For many practical problems, getting a new set of labelled examples is not a viable option. This motivates the use of resampling methods. Here the available data of n examples are partitioned into k sets. A hypothesis is obtained by ignoring in turn, the data in each of these sets. For each hypothesis the classification on the set ignored is then obtained. The accuracy of the hypothesis is then the proportion m/n of correct classifications made on these ``left-out'' datasets. Strictly speaking the variance expression above does not hold with this technique.


Comparison

Comparing the performance of a pair of algorithms using involves testing the null hypothesis that there is no difference in their accuracies.

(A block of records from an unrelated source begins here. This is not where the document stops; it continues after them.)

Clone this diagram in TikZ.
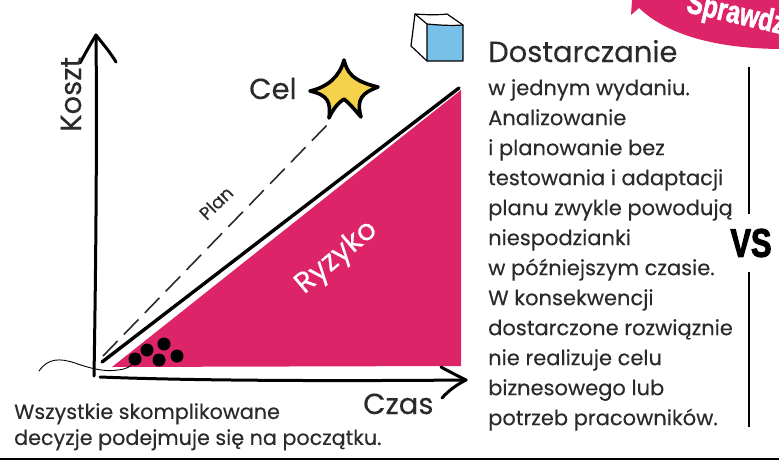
\documentclass[tikz,border=0pt]{standalone}
\usepackage{fontspec}
\setmainfont[FakeBold=0.25]{Poppins}
\newfontfamily\heavy[FakeStretch=0.76,FakeBold=1.5]{Liberation Sans Bold}
\newfontfamily\heavyvs[FakeStretch=0.77,FakeBold=2.5]{Liberation Sans Bold}
\definecolor{pink}{HTML}{DE2469}
\definecolor{ink}{HTML}{2B2A29}
\definecolor{starY}{HTML}{F4D34B}
\definecolor{cubeB}{HTML}{79C0E8}
\tikzset{
 axisline/.style={line width=3pt,line cap=round,line join=round,black},
 thin sketch/.style={line width=1.2pt,line cap=round,line join=round,black},
 lbl/.style={inner sep=0pt,text=ink,anchor=base west},
 dot/.style={circle,fill=black,minimum size=13pt,inner sep=0pt},
}
\begin{document}
\begin{tikzpicture}[x=1pt,y=-1pt]
\useasboundingbox (0,0) rectangle (779,461);
\begin{scope}
\clip (0,0) rectangle (779,461);
% banner
\fill[pink] (631,15) -- (639,8) .. controls (660,28) and (700,48) .. (779,49) -- (779,0) -- (632,0) -- cycle;
\node[rotate=-13,text=white,inner sep=0pt,font=\heavy\fontsize{32}{32}\selectfont] (banner) at (736,15) {Sprawdź};
% risk triangle
\fill[pink] (112,367) -- (461,90) -- (461,366) -- cycle;
% bottom rule
\coordinate (ruleL) at (0,459); \coordinate (ruleR) at (779,459);
\draw[line width=2.5pt,black] (ruleL) -- (ruleR);
% axes
\coordinate (o) at (94,376);
\coordinate (ytop) at (96,35);
\coordinate (xs) at (100,377);
\coordinate (xe) at (466,380);
\draw[axisline] (o) .. controls (96,260) and (97,130) .. (ytop);
\draw[axisline] (80,63) .. controls (86,52) and (91,43) .. (ytop) .. controls (103,44) and (110,52) .. (116,62);
\draw[axisline] (xs) .. controls (200,381) and (350,381) .. (xe);
\draw[axisline] (441,367) .. controls (450,372) and (458,376) .. (xe) .. controls (458,384) and (449,390) .. (442,398);
% cost line
\coordinate (ls) at (102,362);
\coordinate (le) at (459,88);
\draw[line width=3.4pt,line cap=round,black] (ls) -- (le);
% plan
\coordinate (ps) at (103,356);
\coordinate (pe) at (330,122);
\draw[line width=1.6pt,ink,dash pattern=on 21pt off 9pt] (ps) -- (pe);
% wiggle
\draw[thin sketch,line width=0.9pt] (39,371) .. controls (48,358) and (60,358) .. (75,363) .. controls (92,369) and (105,372) .. (118,370) .. controls (126,369) and (131,367) .. (134,362);
% dots
\node[dot] (d1) at (135,359) {};
\node[dot] (d2) at (147,350) {};
\node[dot] (d3) at (164,344) {};
\node[dot] (d4) at (159,360) {};
\node[dot] (d5) at (177,356) {};
% star
\draw[line width=3.6pt,line join=round,line cap=round,black,fill=starY]
 (344,60) .. controls (347,72) and (352,81) .. (378,87)
 .. controls (362,93) and (356,99) .. (361,117)
 .. controls (355,110) and (350,104) .. (344,99)
 .. controls (338,103) and (333,109) .. (329,118)
 .. controls (331,102) and (328,95) .. (310,91)
 .. controls (328,87) and (340,76) .. cycle;
% cube
\fill[cubeB] (427,25) -- (463,25) -- (463,61) -- (427,61) -- cycle;
\draw[thin sketch] (427,24) -- (427,61) -- (463,61) -- (463,25) .. controls (450,26) and (438,25) .. (427,24);
\draw[thin sketch] (427,24) -- (415,14) .. controls (428,15) and (440,15) .. (447,14) -- (463,25);
\draw[thin sketch] (415,14) -- (411,46) -- (427,61);
% vertical rule
\coordinate (v1) at (749,67); \coordinate (v2) at (749,214);
\coordinate (v3) at (749,272); \coordinate (v4) at (749,427);
\draw[line width=2.2pt,black] (v1) -- (v2) (v3) -- (v4);
\node[inner sep=0pt,font=\heavyvs\fontsize{40}{40}\selectfont,text=black] (vs) at (751,243) {VS};
% labels
\node[lbl,font=\fontsize{29}{29}\selectfont,rotate=90] (koszt) at (81,132) {Koszt};
\node[lbl,font=\fontsize{29}{29}\selectfont] (cel) at (249,99) {Cel};
\node[lbl,font=\fontsize{29}{29}\selectfont] (czas) at (363,414) {Czas};
\node[inner sep=0pt,text=ink,font=\fontsize{18}{18}\selectfont,rotate=44] (plan) at (216,203) {Plan};
\node[inner sep=0pt,text=white,font=\fontsize{29}{29}\selectfont,rotate=40] (ryzyko) at (337,258) {Ryzyko};
\node[lbl,font=\fontsize{20.7}{26}\selectfont,align=left,anchor=north west] (note) at (14,403) {Wszystkie skomplikowane\\decyzje podejmuje się na początku.};
\node[lbl,font=\fontsize{29}{29}\selectfont] (head) at (488,62) {Dostarczanie};
\node[lbl,font=\fontsize{21}{30}\selectfont,align=left,anchor=north west] (body) at (488,79) {w jednym wydaniu.\\Analizowanie\\i planowanie bez\\testowania i adaptacji\\planu zwykle powodują\\niespodzianki\\w późniejszym czasie.\\W konsekwencji\\dostarczone rozwiąznie\\nie realizuje celu\\biznesowego lub\\potrzeb pracowników.};
\end{scope}
\end{tikzpicture}
\end{document}
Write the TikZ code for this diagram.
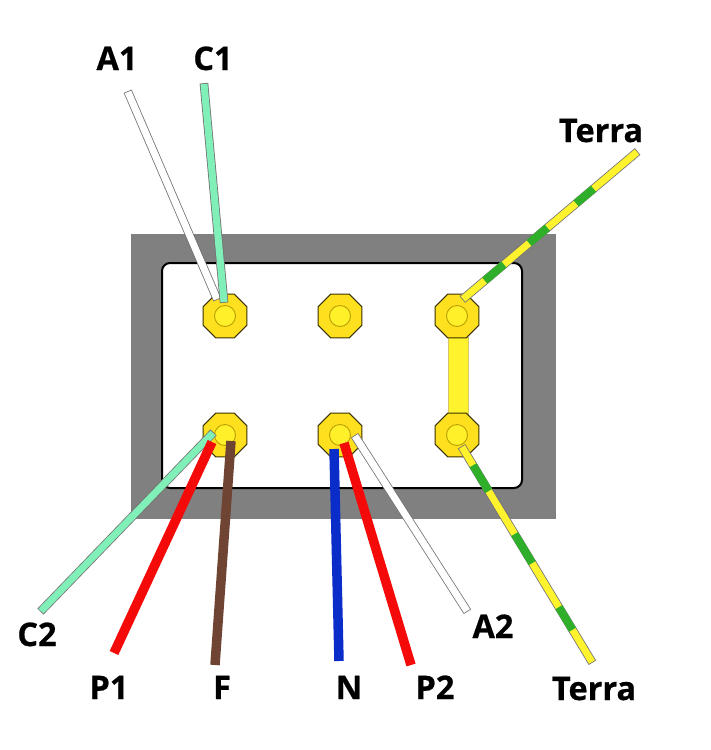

The simplest way of comparing a pair of algorithms is to record their performance on n independently drawn test'' examples. The comparison is then analogous to a coin-tossing experiment where a head'' occurs if Algorithm 1 does better than Algorithm 2. If there is no difference in the algorithms then we would expect n/2 heads. Since the number of heads with a fair coin is governed by the binomial distribution with probability of success equal to 0.5, we can calculate the probability of obtaining at least the number of heads observed. This can be compared to an acceptable significance level.

Care must be taken with repeated testing of pairs of algorithms. With sufficient comparisons, it is possible simply by chance, of obtaining one where Algorithm 1  looks better than its adversary. This has to be accounted for by statistical corrections on the acceptable significance level.